Nonetheless, the mainstream seems to be catching on, albeit slowly, to the kind of insanity going on here. PACs aiming at reform of this situation are developing, in a large part because of the spots of this movement that are showing through the media giants' mysterious silence.

Meanwhile, something entirely different appears to be happening to the religious counterparts. Coverage of the Dominionists and the Dispensationalists has been practically nonexistent on the major stations since the election last November (and it only came up then in relation to Sarah Palin's ties to the Assemblies of God and Robert Muthee, and that was incredibly spotty in coverage). An optimist might conclude that this is because the religious communalists aren't as violent or well-organized or widespread; that we've lucked out with one branch of this macro-movement self-destructing while the other never took off.
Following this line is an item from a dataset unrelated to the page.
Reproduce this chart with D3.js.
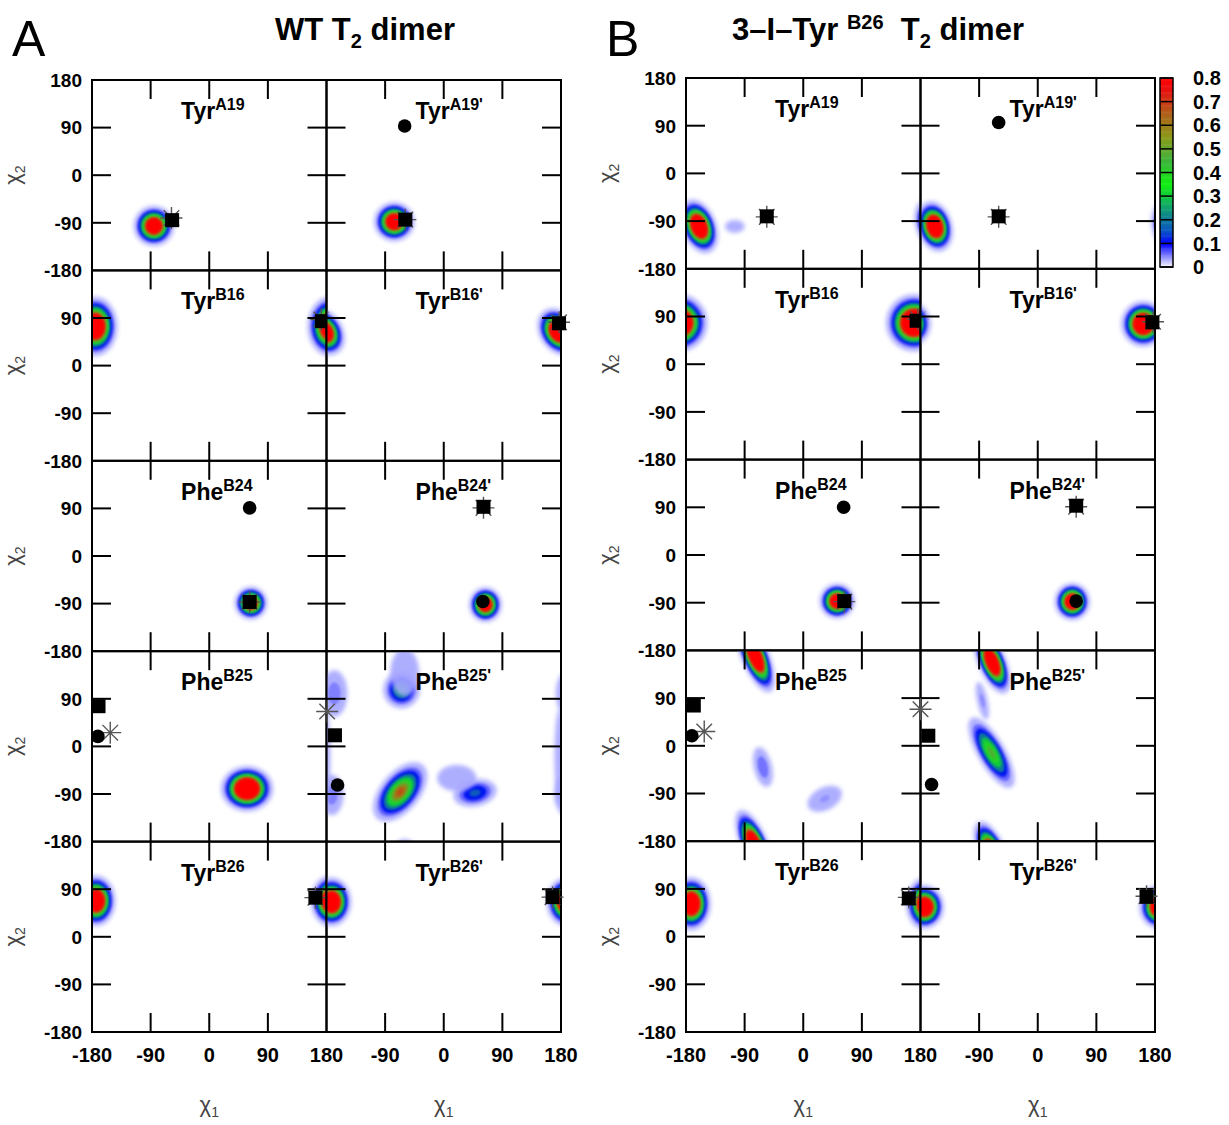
<!DOCTYPE html>
<meta charset="utf-8">
<script src="https://d3js.org/d3.v7.min.js"></script>
<style>
  body { margin: 0; background: #fff; }
  svg text { font-family: "Liberation Sans", Arial, sans-serif; white-space: pre; }
</style>
<div id="chart"></div>
<script>

// residues, one per row (right column = primed chain)
var rowNames = ["Tyr", "Tyr", "Phe", "Phe", "Tyr"];
var rowSup = ["A19", "B16", "B24", "B25", "B26"];
var yTicks = [-180, -90, 0, 90, 180];
var innerTicks = [-90, 0, 90];

// colour bar
var cbTicks = [0, 0.1, 0.2, 0.3, 0.4, 0.5, 0.6, 0.7, 0.8];
var cbStops = [0, 0.1, 0.15, 0.25, 0.35, 0.45, 0.55, 0.65, 0.75, 0.8];
var cbColors = ["#ffffff", "#0000ff", "#0a50c8", "#10a070", "#10f010", "#3cb43c", "#8a9a18", "#b0601a", "#e81010", "#ff0000"];

// density clusters: [row, col, chi1, chi2, semi-axis a, semi-axis b, tilt of a (deg), peak]
var blobsA = [
  [0, 0, -85, -96, 31, 38, 0, 1.5],
  [0, 1, -76, -88, 31, 37, 0, 1.5],
  [1, 0, -175, 74, 34, 56, 0, 1.8],
  [1, 1, 176, 64, 30, 46, 20, 1.8],
  [2, 0, 64, -89, 25, 31, 0, 1.3],
  [2, 1, 64, -92, 25, 33, 0, 1.4],
  [3, 0, 58, -80, 40, 43, 0, 2.2],
  [3, 1, -65, 107, 28, 35, 0, 0.3],
  [3, 1, -60, 140, 22, 45, 0, 0.035],
  [3, 1, -67, -86, 62, 32, 60, 0.7],
  [3, 1, 48, -88, 34, 25, 20, 0.18],
  [3, 1, -172, -92, 18, 38, 0, 0.06],
  [3, 1, -168, 100, 20, 44, 0, 0.06],
  [3, 1, 178, -20, 8, 90, 0, 0.04],
  [3, 1, 20, -60, 30, 25, 0, 0.02],
  [4, 0, -174, 68, 30, 48, 0, 1.8],
  [4, 1, -172, 66, 30, 46, 0, 1.8]
];
var blobsB = [
  [0, 0, -160, -100, 52, 27, -75, 1.8],
  [0, 0, -105, -100, 15, 12, 0, 0.03],
  [0, 1, -158, -100, 48, 27, -80, 1.8],
  [1, 0, 170, 78, 43, 54, 0, 2.2],
  [1, 1, 162, 76, 34, 43, 0, 2],
  [2, 0, 52, -87, 27, 33, 0, 1.5],
  [2, 1, 53, -88, 27, 35, 0, 1.5],
  [3, 0, -74, 170, 72, 22, -72, 1.8],
  [3, 0, -62, -40, 38, 14, -80, 0.07],
  [3, 0, 33, -100, 30, 20, 40, 0.045],
  [3, 1, -70, 158, 62, 22, -72, 1.6],
  [3, 1, -71, -13, 72, 22, -66, 0.5],
  [3, 1, -85, 85, 36, 8, -80, 0.05],
  [4, 0, -172, 62, 30, 50, 0, 1.8],
  [4, 1, -174, 56, 30, 41, 0, 1.8]
];

// reference structures: [row, col, chi1, chi2]
var circlesA = [[0, 1, -60, 93], [2, 0, 62, 91], [2, 1, 60, -86], [3, 0, -171, 19], [3, 1, -163, -73]];
var squaresA = [[0, 0, -57, -85], [0, 1, -59, -84], [1, 0, 173, 84], [1, 1, 177, 80], [2, 0, 62, -87],
                [2, 1, 61, 93], [3, 0, -170, 76], [3, 1, -167, 21], [4, 0, 163, 74], [4, 1, 167, 75]];
var starsA = [[0, 0, -58, -81], [0, 1, -59, -84], [1, 0, 172, 87], [1, 1, 177, 82], [2, 0, 62, -87],
              [2, 1, 61, 91], [3, 0, -152, 26], [3, 1, -179, 66], [4, 0, 163, 74], [4, 1, 167, 75]];

var circlesB = [[0, 1, -60, 96], [2, 0, 62, 90], [2, 1, 59, -87], [3, 0, -171, 19], [3, 1, -163, -73]];
var squaresB = [[0, 0, -56, -81], [0, 1, -60, -81], [1, 0, 174, 82], [1, 1, 176, 79], [2, 0, 63, -87],
                [2, 1, 59, 93], [3, 0, -168, 76], [3, 1, -168, 19], [4, 0, 162, 72], [4, 1, 167, 75]];
var starsB = [[0, 0, -56, -82], [0, 1, -60, -82], [1, 0, 176, 85], [1, 1, 177, 80], [2, 0, 63, -88],
              [2, 1, 59, 91], [3, 0, -152, 27], [3, 1, -180, 69], [4, 0, 162, 74], [4, 1, 167, 76]];

var W = 1229, H = 1125;
var svg = d3.select("#chart").append("svg").attr("width", W).attr("height", H);
var defs = svg.append("defs");
defs.append("filter").attr("id", "halo").attr("x", "-50%").attr("y", "-50%").attr("width", "200%").attr("height", "200%")
  .append("feGaussianBlur").attr("stdDeviation", 2.2);
defs.append("filter").attr("id", "soft").attr("x", "-20%").attr("y", "-20%").attr("width", "140%").attr("height", "140%")
  .append("feGaussianBlur").attr("stdDeviation", 0.8);

var color = d3.scaleLinear().domain(cbStops).range(cbColors).interpolate(d3.interpolateRgb);

// contour levels used to draw each cluster
var levels = [0.01, 0.04, 0.08, 0.15, 0.25, 0.35, 0.45, 0.55, 0.65, 0.72];

function ellipsePts(cx, cy, a, b, tilt, f) {
  var th = tilt * Math.PI / 180, pts = [];
  for (var i = 0; i < 64; i++) {
    var t = i / 64 * 2 * Math.PI;
    var u = a * f * Math.cos(t), v = b * f * Math.sin(t);
    pts.push([cx + u * Math.cos(th) - v * Math.sin(th), cy + u * Math.sin(th) + v * Math.cos(th)]);
  }
  return pts;
}

function drawPanel(P) {
  var tl = 19;
  var g = svg.append("g");

  for (var r = 0; r < 5; r++) {
    for (var c = 0; c < 2; c++) {
      var x = d3.scaleLinear().domain([-180, 180]).range([P.left + c * P.colW, P.left + (c + 1) * P.colW]);
      var y = d3.scaleLinear().domain([-180, 180]).range([P.top + (r + 1) * P.rowH, P.top + r * P.rowH]);
      var id = "clip" + P.name + r + c;
      defs.append("clipPath").attr("id", id).append("rect")
        .attr("x", x(-180)).attr("y", y(180)).attr("width", x(180) - x(-180)).attr("height", y(-180) - y(180));

      var cell = g.append("g").attr("clip-path", "url(#" + id + ")");
      var line = d3.line().x(function(d) { return x(d[0]); }).y(function(d) { return y(d[1]); })
        .curve(d3.curveLinearClosed);

      // angles are periodic, so each cluster is also drawn shifted by 360 and clipped
      P.blobs.filter(function(b) { return b[0] === r && b[1] === c; }).forEach(function(b) {
        [-360, 0, 360].forEach(function(ox) {
          [-360, 0, 360].forEach(function(oy) {
            var peak = b[7];
            levels.forEach(function(L, i) {
              if (L >= peak) return;
              var f = Math.sqrt(Math.log(peak / L) / Math.log(peak / levels[0]));
              var next = i < levels.length - 1 ? levels[i + 1] : 0.8;
              var v = i === 0 ? 0.035 : (i < levels.length - 1 ? (L + next) / 2 : 0.8);
              if (i > 0 && peak < next) v = (L + peak) / 2;
              cell.append("path")
                .attr("d", line(ellipsePts(b[2] + ox, b[3] + oy, b[4], b[5], b[6], f)))
                .attr("fill", color(v))
                .attr("opacity", i === 0 ? 0.9 : 1)
                .attr("filter", i === 0 ? "url(#halo)" : "url(#soft)");
            });
          });
        });
      });

      // frame and inward ticks
      g.append("rect")
        .attr("x", x(-180)).attr("y", y(180)).attr("width", x(180) - x(-180)).attr("height", y(-180) - y(180))
        .attr("fill", "none").attr("stroke", "#000").attr("stroke-width", 2);
      innerTicks.forEach(function(v) {
        [[x(v), y(180), x(v), y(180) + tl], [x(v), y(-180), x(v), y(-180) - tl],
         [x(-180), y(v), x(-180) + tl, y(v)], [x(180), y(v), x(180) - tl, y(v)]].forEach(function(s) {
          g.append("line").attr("x1", s[0]).attr("y1", s[1]).attr("x2", s[2]).attr("y2", s[3])
            .attr("stroke", "#000").attr("stroke-width", 2);
        });
      });

      // residue label
      var lab = g.append("text")
        .attr("x", P.left + c * P.colW + 0.38 * P.colW)
        .attr("y", P.top + r * P.rowH + 0.205 * P.rowH)
        .attr("font-size", 23).attr("font-weight", "bold").text(rowNames[r]);
      lab.append("tspan").attr("font-size", 16).attr("dy", -9).text(rowSup[r] + (c === 1 ? "'" : ""));

      // markers
      var mk = g.append("g");
      P.stars.filter(function(m) { return m[0] === r && m[1] === c; }).forEach(function(m) {
        var cx = x(m[2]), cy = y(m[3]), R = 11, d = R * Math.SQRT1_2;
        mk.append("path")
          .attr("d", "M" + (cx - R) + "," + cy + "H" + (cx + R) + "M" + cx + "," + (cy - R) + "V" + (cy + R) +
            "M" + (cx - d) + "," + (cy - d) + "L" + (cx + d) + "," + (cy + d) +
            "M" + (cx - d) + "," + (cy + d) + "L" + (cx + d) + "," + (cy - d))
          .attr("stroke", "#555").attr("stroke-width", 1.4).attr("fill", "none");
      });
      P.squares.filter(function(m) { return m[0] === r && m[1] === c; }).forEach(function(m) {
        mk.append("rect").attr("x", x(m[2]) - 7).attr("y", y(m[3]) - 7)
          .attr("width", 14).attr("height", 14).attr("fill", "#000");
      });
      P.circles.filter(function(m) { return m[0] === r && m[1] === c; }).forEach(function(m) {
        mk.append("circle").attr("cx", x(m[2])).attr("cy", y(m[3])).attr("r", 6.8).attr("fill", "#000");
      });

      // y tick labels on the left column
      if (c === 0) {
        var yt = r === 0 ? yTicks : yTicks.slice(0, 4);
        yt.forEach(function(v) {
          g.append("text").attr("x", x(-180) - 10).attr("y", y(v)).attr("dy", "0.36em")
            .attr("text-anchor", "end").attr("font-size", 19).attr("font-weight", "bold").text(v);
        });
        var yl = g.append("text")
          .attr("transform", "translate(" + (P.left - 72) + "," + y(0) + ") rotate(-90)")
          .attr("text-anchor", "middle").attr("font-size", 22).attr("fill", "#444").text("\u03c7");
        yl.append("tspan").attr("font-size", 14).attr("dy", 5).text("2");
      }
      // x tick labels on the bottom row
      if (r === 4) {
        var xt = c === 0 ? yTicks : yTicks.slice(1);
        xt.forEach(function(v) {
          g.append("text").attr("x", x(v)).attr("y", y(-180) + 30)
            .attr("text-anchor", "middle").attr("font-size", 20).attr("font-weight", "bold").text(v);
        });
        var xl = g.append("text").attr("x", x(0)).attr("y", y(-180) + 80)
          .attr("text-anchor", "middle").attr("font-size", 22).attr("fill", "#444").text("\u03c7");
        xl.append("tspan").attr("font-size", 14).attr("dy", 5).text("1");
      }
    }
  }

  // panel letter
  svg.append("text").attr("x", P.left - 80).attr("y", 56).attr("font-size", 50).text(P.name);
}

drawPanel({name: "A", left: 92, top: 80, colW: 234.5, rowH: 190.4,
  blobs: blobsA, circles: circlesA, squares: squaresA, stars: starsA});
drawPanel({name: "B", left: 686, top: 78, colW: 234.5, rowH: 190.8,
  blobs: blobsB, circles: circlesB, squares: squaresB, stars: starsB});

// titles
var tA = svg.append("text").attr("x", 365).attr("y", 40).attr("text-anchor", "middle")
  .attr("font-size", 31).attr("font-weight", "bold").text("WT T");
tA.append("tspan").attr("font-size", 20).attr("dy", 8).text("2");
tA.append("tspan").attr("dy", -8).text(" dimer");

var tB = svg.append("text").attr("x", 878).attr("y", 40).attr("text-anchor", "middle")
  .attr("font-size", 31).attr("font-weight", "bold").text("3\u2013I\u2013Tyr ");
tB.append("tspan").attr("font-size", 20).attr("dy", -11).text("B26");
tB.append("tspan").attr("dy", 11).text("  T");
tB.append("tspan").attr("font-size", 20).attr("dy", 8).text("2");
tB.append("tspan").attr("dy", -8).text(" dimer");

// colour bar
var cbY = d3.scaleLinear().domain([0, 0.8]).range([267, 78]);
var cb = svg.append("g");
d3.range(0, 0.8, 0.005).forEach(function(v) {
  cb.append("rect").attr("x", 1160).attr("y", cbY(v + 0.005)).attr("width", 13)
    .attr("height", cbY(v) - cbY(v + 0.005) + 0.5).attr("fill", color(v + 0.0025));
});
cbTicks.forEach(function(v) {
  cb.append("line").attr("x1", 1160).attr("x2", 1173).attr("y1", cbY(v)).attr("y2", cbY(v))
    .attr("stroke", "#000").attr("stroke-width", 1.5);
  cb.append("text").attr("x", 1193).attr("y", cbY(v)).attr("dy", "0.36em")
    .attr("font-size", 20).attr("font-weight", "bold").text(v);
});
cb.append("rect").attr("x", 1160).attr("y", 78).attr("width", 13).attr("height", 189)
  .attr("fill", "none").attr("stroke", "#000").attr("stroke-width", 1.5);

</script>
Realists, however, will notice a similar pattern of individuals within the movement radicalized into violence (as the Tiller Murder and others as recently as less than a week ago), a similar development of cult-like phenomena en masse, ridiculous visions of their own in-group's infallibility, and the same transmission of fringe ideology into the mainstream. In spite of all this, where is the equivalent media attention on these self-proclaimed defenders of virtue?

And yes, just as coverage began to surface of the ICE's routine abuses, Eric Prince, founder and head of XE, originally called Blackwater, has been found to have given out orders, which were followed, to murder members of the organization suspected of acting as informants to the federal government about official misconduct. Incited by Prince, a number of murders of Iraqi civilians drive soldiers, trapped between a failing public system and corrupt private system, to tell the government of the wrongs done by themselves or their company. This only prompted Prince to push XE into a deadly spiral of growing body counts.

Who would have thought? A mercenary organization permeated with a neo-crusader mentality developing murderous intent and becoming corruptly dangerous.

We need to bring the second movement out of the shadows, because it's just as big and just as dangerous as its more illuminated cousin.